Print, please, exactly and only the lines between the line holding "Generate a component" and the line holding "import * as", inclusive, omitting any pictures.

[Data entries]
--- start ---
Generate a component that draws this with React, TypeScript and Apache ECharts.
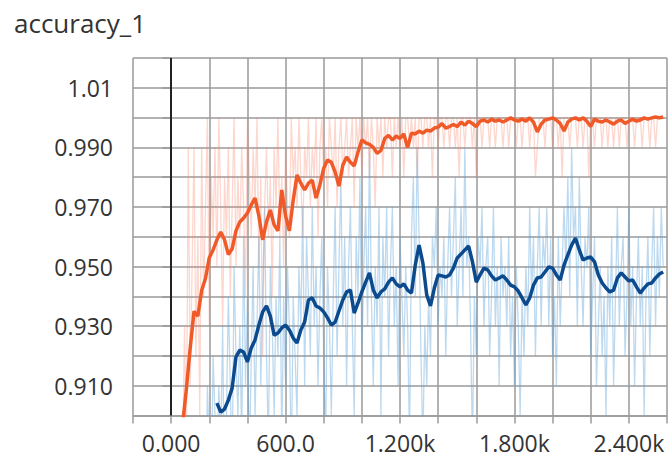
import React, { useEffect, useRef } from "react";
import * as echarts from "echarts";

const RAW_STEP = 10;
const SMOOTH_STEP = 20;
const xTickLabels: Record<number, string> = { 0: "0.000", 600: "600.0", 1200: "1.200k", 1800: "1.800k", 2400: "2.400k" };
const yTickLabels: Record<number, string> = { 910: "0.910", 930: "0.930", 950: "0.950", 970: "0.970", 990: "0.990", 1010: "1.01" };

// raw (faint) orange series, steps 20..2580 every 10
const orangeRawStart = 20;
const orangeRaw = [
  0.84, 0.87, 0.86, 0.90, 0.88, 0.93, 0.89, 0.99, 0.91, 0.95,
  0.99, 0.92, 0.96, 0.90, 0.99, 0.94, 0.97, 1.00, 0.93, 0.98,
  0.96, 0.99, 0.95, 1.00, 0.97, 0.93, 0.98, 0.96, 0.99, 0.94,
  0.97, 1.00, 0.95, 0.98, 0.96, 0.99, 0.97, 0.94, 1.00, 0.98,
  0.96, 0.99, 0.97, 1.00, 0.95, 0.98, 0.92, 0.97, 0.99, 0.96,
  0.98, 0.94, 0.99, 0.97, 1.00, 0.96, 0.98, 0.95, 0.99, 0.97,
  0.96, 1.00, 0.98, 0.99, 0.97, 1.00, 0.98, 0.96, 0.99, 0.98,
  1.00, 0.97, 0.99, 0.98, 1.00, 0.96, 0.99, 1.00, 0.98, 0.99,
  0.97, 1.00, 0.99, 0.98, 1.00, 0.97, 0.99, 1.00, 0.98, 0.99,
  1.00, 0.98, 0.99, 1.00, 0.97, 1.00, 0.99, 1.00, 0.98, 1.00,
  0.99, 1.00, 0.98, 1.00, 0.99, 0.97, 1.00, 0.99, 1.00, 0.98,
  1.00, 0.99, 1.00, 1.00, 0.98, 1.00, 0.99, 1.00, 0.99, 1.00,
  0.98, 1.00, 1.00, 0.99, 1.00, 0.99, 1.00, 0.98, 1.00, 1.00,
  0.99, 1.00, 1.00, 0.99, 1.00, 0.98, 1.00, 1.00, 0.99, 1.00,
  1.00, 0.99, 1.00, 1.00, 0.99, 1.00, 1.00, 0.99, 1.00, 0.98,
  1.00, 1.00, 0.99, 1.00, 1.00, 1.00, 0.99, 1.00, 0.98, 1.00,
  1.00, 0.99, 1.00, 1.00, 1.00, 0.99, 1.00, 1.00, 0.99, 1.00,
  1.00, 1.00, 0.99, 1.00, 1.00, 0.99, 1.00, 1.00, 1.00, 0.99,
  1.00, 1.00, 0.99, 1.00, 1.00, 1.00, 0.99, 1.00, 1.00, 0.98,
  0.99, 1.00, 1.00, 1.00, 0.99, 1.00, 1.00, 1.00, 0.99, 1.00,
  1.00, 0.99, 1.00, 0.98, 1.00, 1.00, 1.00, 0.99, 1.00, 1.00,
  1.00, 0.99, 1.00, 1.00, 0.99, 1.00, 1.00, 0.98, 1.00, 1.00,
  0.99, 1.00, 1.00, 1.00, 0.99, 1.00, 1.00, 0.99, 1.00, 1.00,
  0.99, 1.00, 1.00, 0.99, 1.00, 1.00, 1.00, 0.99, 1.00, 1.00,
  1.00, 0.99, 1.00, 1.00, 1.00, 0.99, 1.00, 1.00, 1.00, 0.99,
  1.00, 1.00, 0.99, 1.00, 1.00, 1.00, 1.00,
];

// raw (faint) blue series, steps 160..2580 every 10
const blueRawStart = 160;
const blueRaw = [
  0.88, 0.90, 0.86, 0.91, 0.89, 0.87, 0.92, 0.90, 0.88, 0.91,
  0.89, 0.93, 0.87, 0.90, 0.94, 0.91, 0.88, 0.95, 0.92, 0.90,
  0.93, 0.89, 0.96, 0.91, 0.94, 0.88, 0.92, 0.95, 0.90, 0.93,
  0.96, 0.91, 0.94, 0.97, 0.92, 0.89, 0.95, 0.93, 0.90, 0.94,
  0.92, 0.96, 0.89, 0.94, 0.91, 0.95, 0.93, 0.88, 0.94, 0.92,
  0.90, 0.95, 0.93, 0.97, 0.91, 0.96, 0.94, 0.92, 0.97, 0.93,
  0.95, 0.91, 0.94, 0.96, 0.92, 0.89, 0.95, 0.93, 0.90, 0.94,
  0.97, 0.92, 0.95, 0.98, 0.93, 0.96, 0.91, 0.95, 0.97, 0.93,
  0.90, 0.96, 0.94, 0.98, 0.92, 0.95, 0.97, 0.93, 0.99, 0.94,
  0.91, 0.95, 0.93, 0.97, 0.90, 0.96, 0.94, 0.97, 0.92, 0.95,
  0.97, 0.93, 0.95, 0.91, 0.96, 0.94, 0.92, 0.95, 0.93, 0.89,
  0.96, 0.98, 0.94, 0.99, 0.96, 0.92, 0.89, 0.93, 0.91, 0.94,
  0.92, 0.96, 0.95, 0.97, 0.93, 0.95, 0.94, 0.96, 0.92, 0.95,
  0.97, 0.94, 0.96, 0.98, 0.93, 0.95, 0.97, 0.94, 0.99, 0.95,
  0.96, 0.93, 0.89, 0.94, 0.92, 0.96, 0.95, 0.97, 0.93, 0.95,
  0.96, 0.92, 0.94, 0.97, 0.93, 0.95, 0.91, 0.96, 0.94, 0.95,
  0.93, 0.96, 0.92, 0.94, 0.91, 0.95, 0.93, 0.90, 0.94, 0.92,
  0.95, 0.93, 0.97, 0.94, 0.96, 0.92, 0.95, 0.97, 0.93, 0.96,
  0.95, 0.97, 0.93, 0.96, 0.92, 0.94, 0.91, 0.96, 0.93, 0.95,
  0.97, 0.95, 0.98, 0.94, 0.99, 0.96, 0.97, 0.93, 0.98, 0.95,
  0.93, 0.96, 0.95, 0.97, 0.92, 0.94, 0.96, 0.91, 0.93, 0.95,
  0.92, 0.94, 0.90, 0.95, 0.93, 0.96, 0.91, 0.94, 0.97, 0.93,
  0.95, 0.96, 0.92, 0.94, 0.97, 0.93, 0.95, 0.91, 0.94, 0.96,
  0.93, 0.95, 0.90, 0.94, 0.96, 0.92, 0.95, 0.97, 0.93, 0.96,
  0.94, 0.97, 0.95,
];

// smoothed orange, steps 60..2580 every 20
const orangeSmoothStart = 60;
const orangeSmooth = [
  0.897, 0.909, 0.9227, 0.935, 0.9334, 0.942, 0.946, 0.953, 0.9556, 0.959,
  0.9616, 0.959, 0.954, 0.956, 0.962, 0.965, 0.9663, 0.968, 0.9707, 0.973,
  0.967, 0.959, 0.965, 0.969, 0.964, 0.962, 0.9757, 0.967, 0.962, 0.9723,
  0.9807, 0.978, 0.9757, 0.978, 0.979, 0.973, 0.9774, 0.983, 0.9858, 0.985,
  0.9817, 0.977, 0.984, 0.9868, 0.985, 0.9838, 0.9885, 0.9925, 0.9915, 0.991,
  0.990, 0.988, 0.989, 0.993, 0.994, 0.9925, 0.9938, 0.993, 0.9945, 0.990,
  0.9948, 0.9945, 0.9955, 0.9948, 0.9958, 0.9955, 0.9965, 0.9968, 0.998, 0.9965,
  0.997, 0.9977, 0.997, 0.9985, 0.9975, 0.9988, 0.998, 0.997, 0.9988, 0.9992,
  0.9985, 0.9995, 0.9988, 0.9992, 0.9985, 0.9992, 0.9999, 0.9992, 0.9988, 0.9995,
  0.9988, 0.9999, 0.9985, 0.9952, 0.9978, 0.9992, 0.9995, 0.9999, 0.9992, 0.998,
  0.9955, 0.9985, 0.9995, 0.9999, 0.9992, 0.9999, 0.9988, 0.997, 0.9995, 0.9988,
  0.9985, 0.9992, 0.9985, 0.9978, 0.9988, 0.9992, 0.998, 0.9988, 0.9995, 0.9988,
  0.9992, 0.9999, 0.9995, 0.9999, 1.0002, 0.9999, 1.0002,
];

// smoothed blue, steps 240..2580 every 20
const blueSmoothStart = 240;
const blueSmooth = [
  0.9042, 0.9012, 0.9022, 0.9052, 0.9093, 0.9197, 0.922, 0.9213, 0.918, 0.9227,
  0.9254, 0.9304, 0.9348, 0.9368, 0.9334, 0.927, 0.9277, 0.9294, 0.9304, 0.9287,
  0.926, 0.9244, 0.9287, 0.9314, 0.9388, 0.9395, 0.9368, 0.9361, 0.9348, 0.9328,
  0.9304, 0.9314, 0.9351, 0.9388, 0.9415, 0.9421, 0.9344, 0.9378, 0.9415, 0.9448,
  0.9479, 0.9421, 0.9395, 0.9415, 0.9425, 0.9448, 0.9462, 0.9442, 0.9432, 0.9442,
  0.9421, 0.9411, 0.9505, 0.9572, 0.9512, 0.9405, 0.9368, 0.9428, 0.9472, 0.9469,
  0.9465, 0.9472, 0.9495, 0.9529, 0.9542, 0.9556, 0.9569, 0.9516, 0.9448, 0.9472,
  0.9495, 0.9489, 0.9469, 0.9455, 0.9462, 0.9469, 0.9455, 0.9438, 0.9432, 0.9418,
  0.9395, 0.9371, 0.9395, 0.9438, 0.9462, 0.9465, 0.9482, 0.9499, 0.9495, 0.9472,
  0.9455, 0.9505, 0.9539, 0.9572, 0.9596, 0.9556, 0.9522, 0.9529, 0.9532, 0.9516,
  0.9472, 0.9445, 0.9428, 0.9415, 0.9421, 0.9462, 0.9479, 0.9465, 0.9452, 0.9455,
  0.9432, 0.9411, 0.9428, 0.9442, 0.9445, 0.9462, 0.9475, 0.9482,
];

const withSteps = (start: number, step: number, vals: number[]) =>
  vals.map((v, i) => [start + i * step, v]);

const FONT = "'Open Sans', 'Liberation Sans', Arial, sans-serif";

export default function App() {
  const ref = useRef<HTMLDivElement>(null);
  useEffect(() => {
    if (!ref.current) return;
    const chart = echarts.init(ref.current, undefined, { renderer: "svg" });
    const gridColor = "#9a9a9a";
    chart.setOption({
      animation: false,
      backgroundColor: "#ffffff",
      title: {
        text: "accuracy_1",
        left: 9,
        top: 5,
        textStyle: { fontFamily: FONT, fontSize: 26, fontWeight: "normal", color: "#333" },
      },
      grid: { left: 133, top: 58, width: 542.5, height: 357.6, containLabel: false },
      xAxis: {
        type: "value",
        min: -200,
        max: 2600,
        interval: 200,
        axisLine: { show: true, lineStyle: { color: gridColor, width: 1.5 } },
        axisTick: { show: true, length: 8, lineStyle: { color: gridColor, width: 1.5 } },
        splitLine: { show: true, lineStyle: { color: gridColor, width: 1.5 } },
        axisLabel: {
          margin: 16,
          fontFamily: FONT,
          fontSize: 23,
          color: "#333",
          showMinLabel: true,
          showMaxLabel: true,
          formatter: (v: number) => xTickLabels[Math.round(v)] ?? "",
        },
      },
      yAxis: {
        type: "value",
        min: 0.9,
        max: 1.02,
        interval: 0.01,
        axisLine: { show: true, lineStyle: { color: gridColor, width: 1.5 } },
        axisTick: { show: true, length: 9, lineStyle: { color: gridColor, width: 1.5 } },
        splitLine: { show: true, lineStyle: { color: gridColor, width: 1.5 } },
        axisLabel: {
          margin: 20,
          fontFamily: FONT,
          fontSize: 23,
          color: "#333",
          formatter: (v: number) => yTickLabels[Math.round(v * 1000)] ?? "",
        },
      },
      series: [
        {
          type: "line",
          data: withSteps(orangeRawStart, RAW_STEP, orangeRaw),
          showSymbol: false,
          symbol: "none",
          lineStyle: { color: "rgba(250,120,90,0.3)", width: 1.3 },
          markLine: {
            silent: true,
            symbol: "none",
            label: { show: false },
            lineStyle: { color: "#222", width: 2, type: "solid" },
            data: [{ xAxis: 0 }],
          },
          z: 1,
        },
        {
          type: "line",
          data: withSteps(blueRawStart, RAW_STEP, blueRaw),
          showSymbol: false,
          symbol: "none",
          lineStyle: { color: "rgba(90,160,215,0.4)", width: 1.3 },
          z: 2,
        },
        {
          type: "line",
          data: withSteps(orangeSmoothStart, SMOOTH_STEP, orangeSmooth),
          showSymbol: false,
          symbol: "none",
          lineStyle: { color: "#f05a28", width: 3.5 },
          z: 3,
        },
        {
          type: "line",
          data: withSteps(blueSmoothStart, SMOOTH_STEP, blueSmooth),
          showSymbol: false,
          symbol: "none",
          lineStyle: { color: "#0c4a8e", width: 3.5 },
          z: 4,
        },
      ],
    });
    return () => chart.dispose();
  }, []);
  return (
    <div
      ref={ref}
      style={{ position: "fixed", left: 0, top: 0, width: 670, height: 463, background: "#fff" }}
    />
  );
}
--- end ---
--- start ---
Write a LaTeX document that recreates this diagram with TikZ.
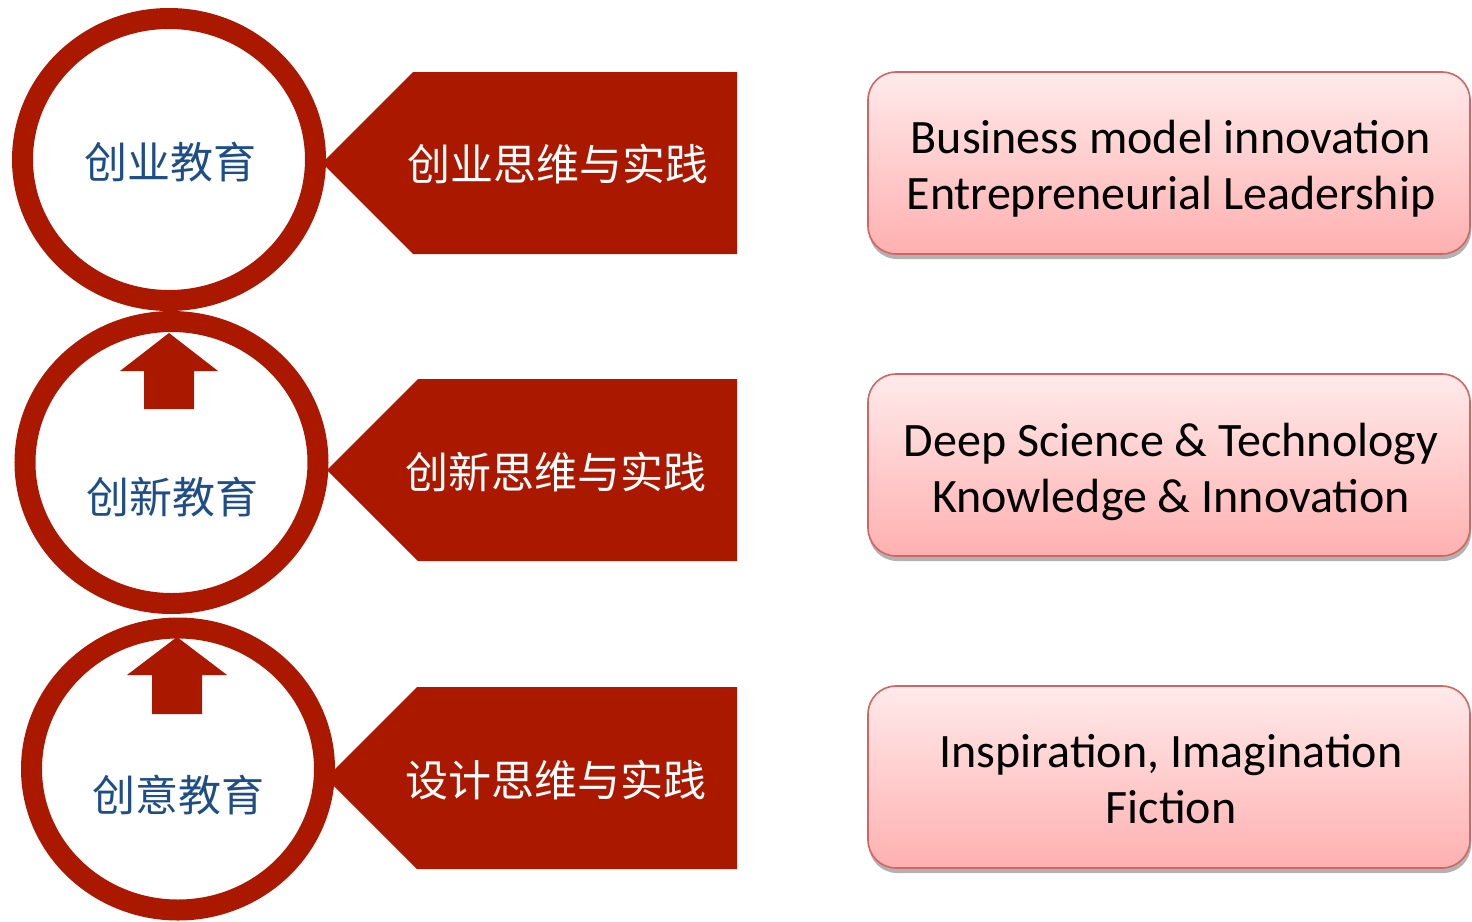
--- end ---
[Response to the exercise]
Generate a component that draws this with React, TypeScript and Apache ECharts.
import React, { useEffect, useRef } from "react";
import * as echarts from "echarts";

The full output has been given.